The stories of his expulsion by the Franks, whose women he was taking; of his eight-year stay in Thuringia with King Basin and his wife Basina; of his return when a faithful servant advised him that he could safely do so by sending to him half of a piece of gold which he had broken with him; and of the arrival in Tournai of Queen Basina, whom he married, come from Gregory of Tours' Libri Historiarum (Book ii.12).

He died in 481 and was buried in Tournai, leaving a son, Clovis, afterwards king of the Franks.


Childeric's tomb was discovered in 1653 (May 27) by a mason doing repairs in the church of Saint-Brice in Tournai, a city in modern Belgium. Numerous precious objects were found, including a richly ornamented sword, a torse-like bracelet, jewels of gold and garnet cloisonné, gold coins, a gold bull's head and a ring with the inscription CHILDERICI REGIS ("of Childeric the king"), which identified the tomb. Some 300 golden bees were also found. Archduke Leopold William, governor of the Southern Netherlands (today's Belgium), had the find published in Latin. The treasure went first to the Habsburgs in Vienna, then as a gift to Louis XIV, who was not impressed with the treasure and stored it in the royal library, which became the Bibliothèque Nationale de France during the Revolution. Napoleon was more impressed with Childeric's bees and when he was looking for a heraldic symbol to trump the Bourbon fleur-de-lys. he settled on Childeric's bees as symbols of the French Empire.
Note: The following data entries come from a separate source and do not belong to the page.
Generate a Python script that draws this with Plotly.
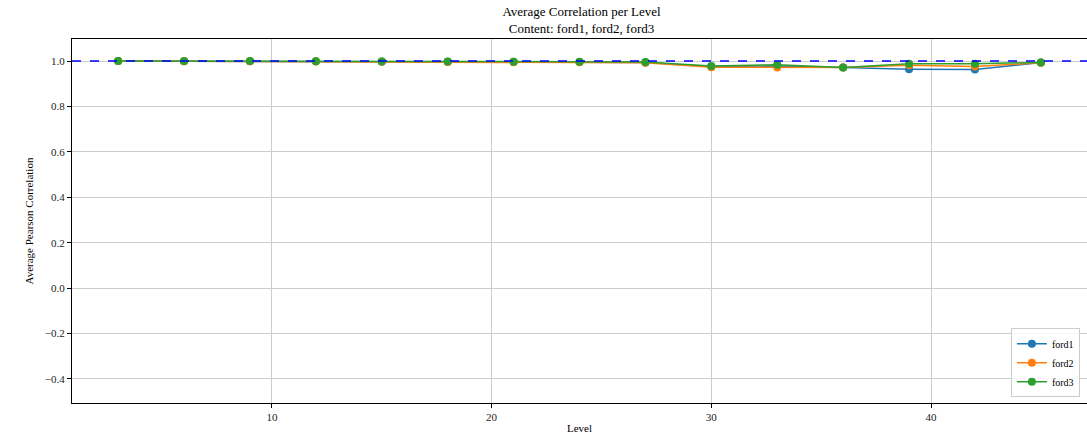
import plotly.graph_objects as go

levels = [3, 6, 9, 12, 15, 18, 21, 24, 27, 30, 33, 36, 39, 42, 45]
ford1 = [1.000, 0.999, 0.999, 0.999, 0.998, 0.997, 0.997, 0.996, 0.994, 0.976, 0.978, 0.971, 0.964, 0.963, 0.993]
ford2 = [1.000, 0.999, 0.999, 0.998, 0.997, 0.996, 0.995, 0.995, 0.992, 0.973, 0.972, 0.971, 0.981, 0.976, 0.992]
ford3 = [1.000, 1.000, 1.000, 0.999, 0.998, 0.998, 0.997, 0.997, 0.996, 0.978, 0.984, 0.971, 0.988, 0.988, 0.994]
series = [("ford1", ford1, "#1f77b4"), ("ford2", ford2, "#ff7f0e"), ("ford3", ford3, "#2ca02c")]
ref_level = 1.0
yticks = [-0.4, -0.2, 0.0, 0.2, 0.4, 0.6, 0.8, 1.0]
xticks = [10, 20, 30, 40]

FONT = "Liberation Serif, Times New Roman, serif"

fig = go.Figure()
for name, vals, col in series:
    fig.add_trace(go.Scatter(x=levels, y=vals, name=name, mode="lines+markers",
                             line=dict(color=col, width=1.5),
                             marker=dict(color=col, size=8)))

fig.add_shape(type="line", xref="paper", x0=0, x1=1, yref="y", y0=ref_level, y1=ref_level,
              line=dict(color="blue", width=1.5, dash="dash"), layer="above")

fig.update_layout(
    width=1087, height=438,
    margin=dict(l=72, r=0, t=39, b=35, autoexpand=False),
    paper_bgcolor="white", plot_bgcolor="white",
    font=dict(family=FONT, size=11, color="#222"),
    title=dict(text="Average Correlation per Level<br>Content: ford1, ford2, ford3",
               x=0.535, xanchor="center", xref="container",
               y=0.963, yanchor="top", yref="container",
               font=dict(family=FONT, size=13, color="black")),
    showlegend=True,
    legend=dict(x=0.993, y=0.016, xanchor="right", yanchor="bottom",
                bgcolor="rgba(255,255,255,0.8)", bordercolor="#cccccc", borderwidth=1,
                font=dict(family=FONT, size=10, color="black"),
                tracegroupgap=0, itemwidth=30),
)
fig.update_xaxes(range=[0.9, 47.1], tickvals=xticks, showgrid=True, gridcolor="#cccccc",
                 gridwidth=1, showline=True, linecolor="black", linewidth=1, mirror=True,
                 ticks="outside", ticklen=4, tickcolor="black", zeroline=False, automargin=False,
                 title=dict(text="Level", standoff=2, font=dict(family=FONT, size=11, color="black")))
fig.update_yaxes(range=[-0.506, 1.097], tickvals=yticks, tickformat=".1f", showgrid=True,
                 gridcolor="#cccccc", gridwidth=1, showline=True, linecolor="black", linewidth=1,
                 mirror=True, ticks="outside", ticklen=4, tickcolor="black", zeroline=False,
                 automargin=False,
                 title=dict(text="Average Pearson Correlation", standoff=8,
                            font=dict(family=FONT, size=11, color="black")))

fig.write_html("out.html", config={"displayModeBar": False},
               post_script="document.body.style.margin='0';document.body.style.overflow='hidden';")
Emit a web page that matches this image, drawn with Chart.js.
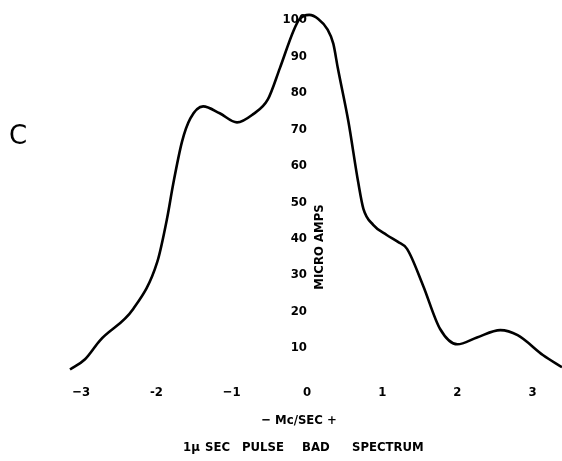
<!DOCTYPE html>
<html>
<head>
<meta charset="utf-8">
<script src="https://cdn.jsdelivr.net/npm/chart.js@4/dist/chart.umd.min.js"></script>
<style>
  html, body { margin: 0; padding: 0; background: #fff; }
  #wrap { position: relative; width: 562px; height: 461px; }
</style>
</head>
<body>
<div id="wrap"><canvas id="c" width="562" height="461"></canvas></div>
<script>
// Frequency offset (Mc/SEC) and current (micro amps)
const freqs = [-3.15, -2.95, -2.75, -2.31, -1.99, -1.86, -1.78, -1.66, -1.55, -1.38, -1.16, -0.93, -0.72, -0.52, -0.36, -0.18, -0.10, 0.03, 0.15, 0.27, 0.35, 0.41, 0.55, 0.68, 0.75, 0.88, 1.06, 1.21, 1.33, 1.54, 1.77, 2.00, 2.26, 2.57, 2.80, 3.14, 3.39];
const amps  = [4.1, 6.9, 12.1, 20.7, 33.6, 45.5, 54.8, 66.7, 73.0, 76.3, 74.4, 71.9, 74.1, 78.2, 86.8, 97.0, 100.2, 101.4, 100.3, 97.5, 93.5, 86.8, 72.2, 55.6, 48.2, 43.8, 41.0, 39.1, 37.2, 27.3, 15.2, 11.0, 12.9, 14.9, 13.5, 8.0, 4.7];

const xTicks = [-3, -2, -1, 0, 1, 2, 3];
const xTickLabels = ['\u22123', '-2', '\u22121', '0', '1', '2', '3'];
const yTicks = [10, 20, 30, 40, 50, 60, 70, 80, 90, 100];

const panelLabel = 'C';
const yTitle = 'MICRO AMPS';
const xTitle = '\u2212 Mc/SEC +';
const captionWords = ['1\u03bc', 'SEC', 'PULSE', 'BAD', 'SPECTRUM'];

const FONT = '"DejaVu Sans Condensed", "DejaVu Sans", sans-serif';

const textPlugin = {
  id: 'annotText',
  afterDraw(chart) {
    const ctx = chart.ctx;
    const xs = chart.scales.x;
    ctx.save();
    ctx.fillStyle = '#000';
    // panel letter
    ctx.font = '26px "DejaVu Sans", sans-serif';
    ctx.textAlign = 'center';
    ctx.textBaseline = 'middle';
    ctx.fillText(panelLabel, 18, 137);
    // vertical axis title to the right of the axis
    ctx.font = 'bold 13px ' + FONT;
    ctx.save();
    ctx.translate(xs.getPixelForValue(0) + 13, 247);
    ctx.rotate(-Math.PI / 2);
    ctx.fillText(yTitle, 0, 0);
    ctx.restore();
    // bottom titles
    ctx.font = 'bold 13px ' + FONT;
    ctx.fillText(xTitle, 299, 421);
    const starts = [183, 205, 242, 302, 352];
    ctx.textAlign = 'left';
    captionWords.forEach((w, i) => ctx.fillText(w, starts[i], 448));
    ctx.restore();
  }
};

new Chart(document.getElementById('c'), {
  type: 'line',
  data: {
    datasets: [{
      data: freqs.map((f, i) => ({ x: f, y: amps[i] })),
      borderColor: '#000',
      borderWidth: 2.6,
      pointRadius: 0,
      fill: false,
      tension: 0.4,
      cubicInterpolationMode: 'monotone',
      clip: false
    }]
  },
  options: {
    responsive: false,
    animation: false,
    events: [],
    layout: { padding: { left: 70, right: 0, top: 20, bottom: 57 } },
    plugins: { legend: { display: false }, tooltip: { enabled: false }, title: { display: false } },
    scales: {
      x: {
        type: 'linear',
        min: -3.15,
        max: 3.39,
        grid: { display: false, drawTicks: false },
        border: { display: false },
        afterBuildTicks: s => { s.ticks = xTicks.map(v => ({ value: v })); },
        afterFit: s => { s.height = 19.6; },
        ticks: {
          autoSkip: false,
          maxRotation: 0,
          padding: 0,
          color: '#000',
          font: { family: FONT, size: 13, weight: 'bold' },
          callback: v => xTickLabels[xTicks.indexOf(v)]
        }
      },
      y: {
        type: 'linear',
        min: 0,
        max: 100,
        position: { x: 0 },
        z: 1,
        grid: { display: false, drawTicks: false },
        border: { display: false },
        afterBuildTicks: s => { s.ticks = yTicks.map(v => ({ value: v })); },
        ticks: {
          color: '#000',
          font: { family: FONT, size: 13, weight: 'bold' },
          showLabelBackdrop: true,
          backdropColor: '#fff',
          backdropPadding: 1,
          callback: v => String(v)
        }
      }
    }
  },
  plugins: [textPlugin]
});
</script>
</body>
</html>
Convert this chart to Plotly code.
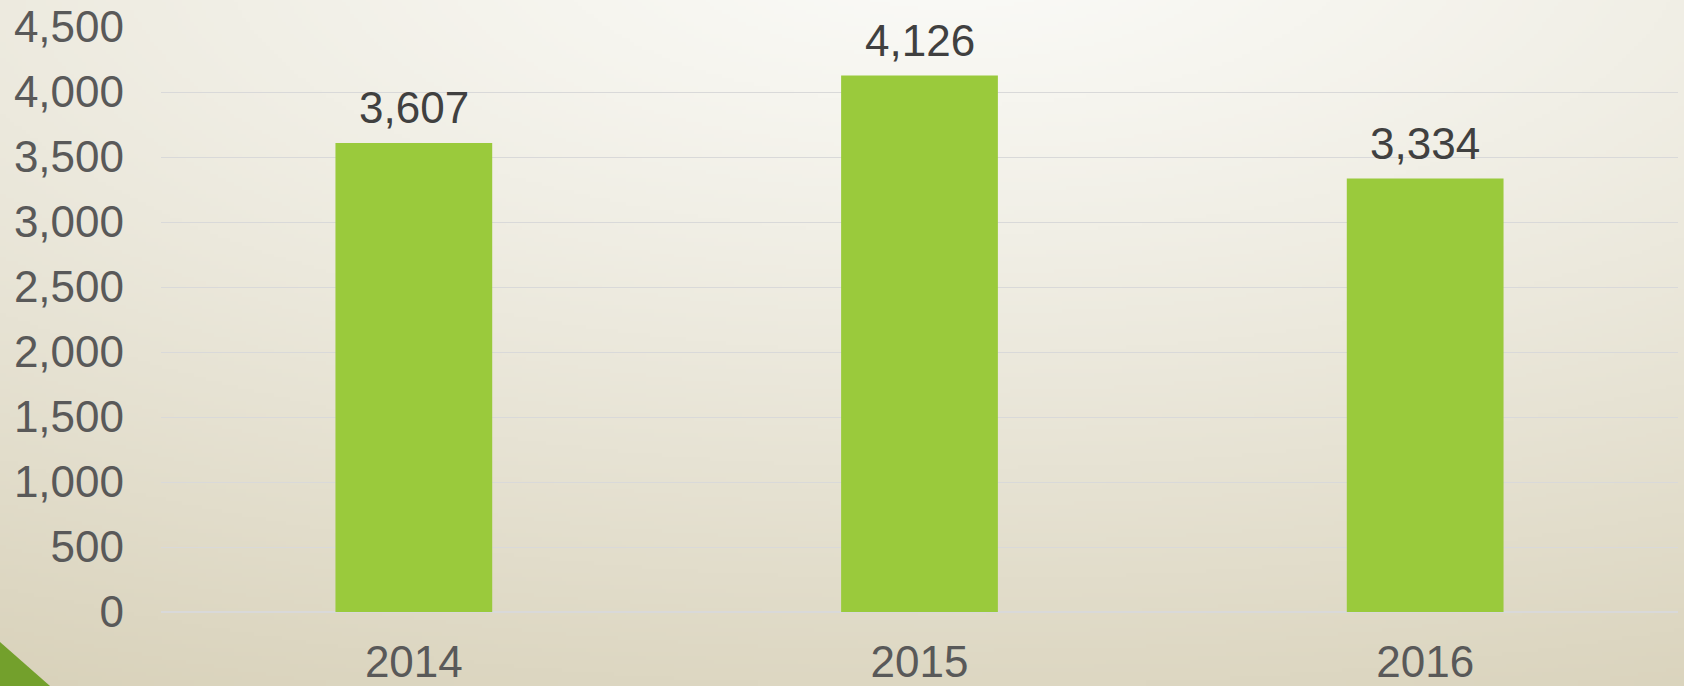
import base64, struct, zlib
import numpy as np
import plotly.graph_objects as go

# ---- data ----
years = ["2014", "2015", "2016"]
values = [3607, 4126, 3334]
y_ticks = [0, 500, 1000, 1500, 2000, 2500, 3000, 3500, 4000, 4500]
y_ticktext = ["0", "500", "1,000", "1,500", "2,000", "2,500", "3,000", "3,500", "4,000", "4,500"]

W, H = 1684, 686

# ---- background gradient image (styling only) ----
def make_png(w, h):
    ys, xs = np.mgrid[0:h, 0:w].astype(float)
    X = xs * W / w
    Y = ys * H / h
    cx, cy = 950.0, -50.0
    t = np.sqrt(((X - cx) / 1900.0) ** 2 + ((Y - cy) / 736.0) ** 2)
    t = np.clip(t, 0, 1.25) ** 1.15
    c0 = np.array([251, 251, 248], float)
    c1 = np.array([221, 215, 194], float)
    img = c0[None, None, :] + (c1 - c0)[None, None, :] * t[:, :, None]
    img = np.clip(img, 0, 255).astype(np.uint8)
    raw = b"".join(b"\x00" + img[r].tobytes() for r in range(h))
    def chunk(tag, data):
        c = struct.pack(">I", len(data)) + tag + data
        return c + struct.pack(">I", zlib.crc32(tag + data) & 0xFFFFFFFF)
    png = b"\x89PNG\r\n\x1a\n" + chunk(b"IHDR", struct.pack(">IIBBBBB", w, h, 8, 2, 0, 0, 0))
    png += chunk(b"IDAT", zlib.compress(raw, 9)) + chunk(b"IEND", b"")
    return "data:image/png;base64," + base64.b64encode(png).decode()

bg = make_png(421, 172)

FONT = "Liberation Sans, Arial, sans-serif"
FS = 44

fig = go.Figure()
fig.add_trace(go.Bar(
    x=years, y=values,
    marker=dict(color="#9aca3c", line=dict(width=0)),
    width=0.31,
    hoverinfo="x+y",
))

for i, v in enumerate(values):
    fig.add_annotation(
        x=i, y=v, xref="x", yref="y",
        text=f"{v:,}", showarrow=False,
        xanchor="center", yanchor="bottom", yshift=9,
        font=dict(family=FONT, size=FS, color="#404040"),
    )

# bottom-left decorative triangle
fig.add_shape(type="path", xref="paper", yref="paper",
              path=f"M 0 {1-642/H} L {50/W} 0 L 0 0 Z",
              fillcolor="#73a02c", line=dict(width=0), layer="above")

fig.update_layout(
    width=W, height=H,
    margin=dict(l=0, r=0, t=0, b=0, pad=0, autoexpand=False),
    paper_bgcolor="#eeece2",
    plot_bgcolor="rgba(0,0,0,0)",
    showlegend=False,
    bargap=0.69,
    images=[dict(source=bg, xref="paper", yref="paper", x=0, y=1,
                 sizex=1, sizey=1, sizing="stretch", layer="below",
                 xanchor="left", yanchor="top")],
    xaxis=dict(
        type="category",
        range=[-0.5, 2.5],
        domain=[161 / W, 1678 / W],
        automargin=False,
        showgrid=False, zeroline=False, showline=False,
        ticks="", tickfont=dict(family=FONT, size=FS, color="#595959"),
        ticklabelstandoff=20,
    ),
    yaxis=dict(
        domain=[1 - 612 / H, 1 - 27 / H],
        range=[0, 4500],
        automargin=False,
        tickvals=y_ticks, ticktext=y_ticktext,
        showgrid=True, gridcolor="#d9d9d9", gridwidth=1.3,
        zeroline=True, zerolinecolor="#d9d9d9", zerolinewidth=1.5,
        showline=False, ticks="",
        tickfont=dict(family=FONT, size=FS, color="#595959"),
        ticklabelstandoff=36,
    ),
)

fig.write_html("out.html", config={"displayModeBar": False},
               post_script="document.body.style.margin='0px';")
On the night of November 5–6, 1831, the treasure of Childeric was among 80 kilos of treasure stolen from the Library and melted down for the gold. A few pieces were retrieved from where they had been hidden in the Seine, including two of the bees. The record of the treasure, however, now exists only in the fine engravings made at the time of its discovery and in some reproductions made for the Habsburgs.